What this task involves
Starting at the first line of the listing below, repeat each line exactly until the line containing "return (B - y) / ph", which you include. Leave out pictures.

Information provided

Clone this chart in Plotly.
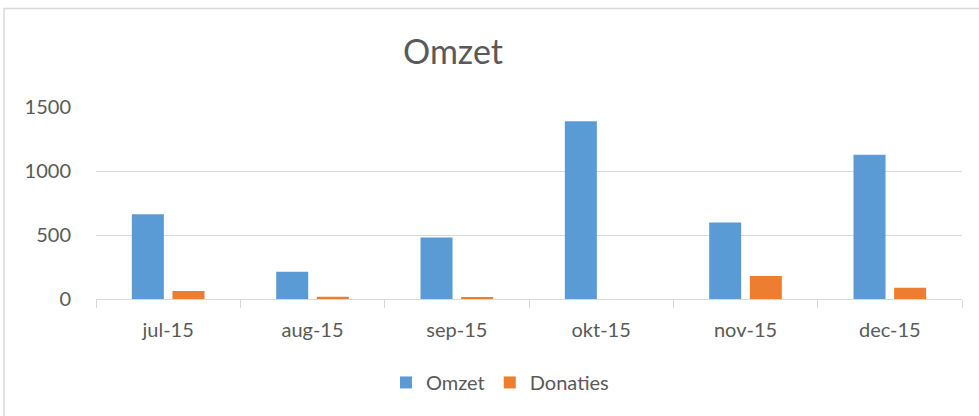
import plotly.graph_objects as go

months = ["jul-15", "aug-15", "sep-15", "okt-15", "nov-15", "dec-15"]
omzet = [662, 213, 480, 1389, 597, 1126]
donaties = [62, 18, 10, 0, 179, 88]
y_ticks = [0, 500, 1000, 1500]

TXT = "#595959"
GRID = "#d9d9d9"
FONT = "Lato"

fig = go.Figure()
fig.add_trace(go.Bar(name="Omzet", x=months, y=omzet, marker=dict(color="#5B9BD5", line=dict(width=0))))
fig.add_trace(go.Bar(name="Donaties", x=months, y=donaties, marker=dict(color="#ED7D31", line=dict(width=0))))

W, H = 979, 416
L, R = 96, 962
T, B = 106.7, 299.3
pw, ph = R - L, B - T

def px_x(x):
    return (x - L) / pw

def px_y(y):
    return (B - y) / ph

fig.update_layout(
    width=W, height=H,
    margin=dict(l=L, r=W - R, t=T, b=H - B, pad=0),
    paper_bgcolor="white", plot_bgcolor="white",
    font=dict(family=FONT, color=TXT, size=20),
    barmode="group", bargap=0.437, bargroupgap=0.212,
    title=dict(text="Omzet", x=px_x(453), xref="paper", xanchor="center",
               y=1 - 52 / H, yref="container", yanchor="middle",
               font=dict(size=34, color=TXT, family=FONT)),
    legend=dict(orientation="h", x=px_x(500), xanchor="center", y=px_y(383), yanchor="middle",
                font=dict(size=20, color=TXT), traceorder="normal", itemwidth=30),
    xaxis=dict(showgrid=False, showline=True, linecolor=GRID, linewidth=1,
               ticks="outside", tickson="boundaries", ticklen=8, tickcolor=GRID,
               ticklabelstandoff=13, tickfont=dict(size=20, color=TXT)),
    yaxis=dict(range=[0, 1500], tickvals=y_ticks, showgrid=True, gridcolor=GRID, gridwidth=1,
               zeroline=False, showline=False, ticks="", ticklabelstandoff=24,
               tickfont=dict(size=20, color=TXT)),
    shapes=[dict(type="rect", xref="paper", yref="paper",
                 x0=px_x(4), x1=px_x(990), y0=px_y(430), y1=px_y(8),
                 line=dict(color=GRID, width=1.5), fillcolor="rgba(0,0,0,0)", layer="below")],
)

fig.write_html("out.html", config={"displayModeBar": False},
               post_script="document.body.style.margin='0';document.body.style.overflow='hidden';")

Task output
Clone this chart in Plotly.
import plotly.graph_objects as go

months = ["jul-15", "aug-15", "sep-15", "okt-15", "nov-15", "dec-15"]
omzet = [662, 213, 480, 1389, 597, 1126]
donaties = [62, 18, 10, 0, 179, 88]
y_ticks = [0, 500, 1000, 1500]

TXT = "#595959"
GRID = "#d9d9d9"
FONT = "Lato"

fig = go.Figure()
fig.add_trace(go.Bar(name="Omzet", x=months, y=omzet, marker=dict(color="#5B9BD5", line=dict(width=0))))
fig.add_trace(go.Bar(name="Donaties", x=months, y=donaties, marker=dict(color="#ED7D31", line=dict(width=0))))

W, H = 979, 416
L, R = 96, 962
T, B = 106.7, 299.3
pw, ph = R - L, B - T

def px_x(x):
    return (x - L) / pw

def px_y(y):
    return (B - y) / ph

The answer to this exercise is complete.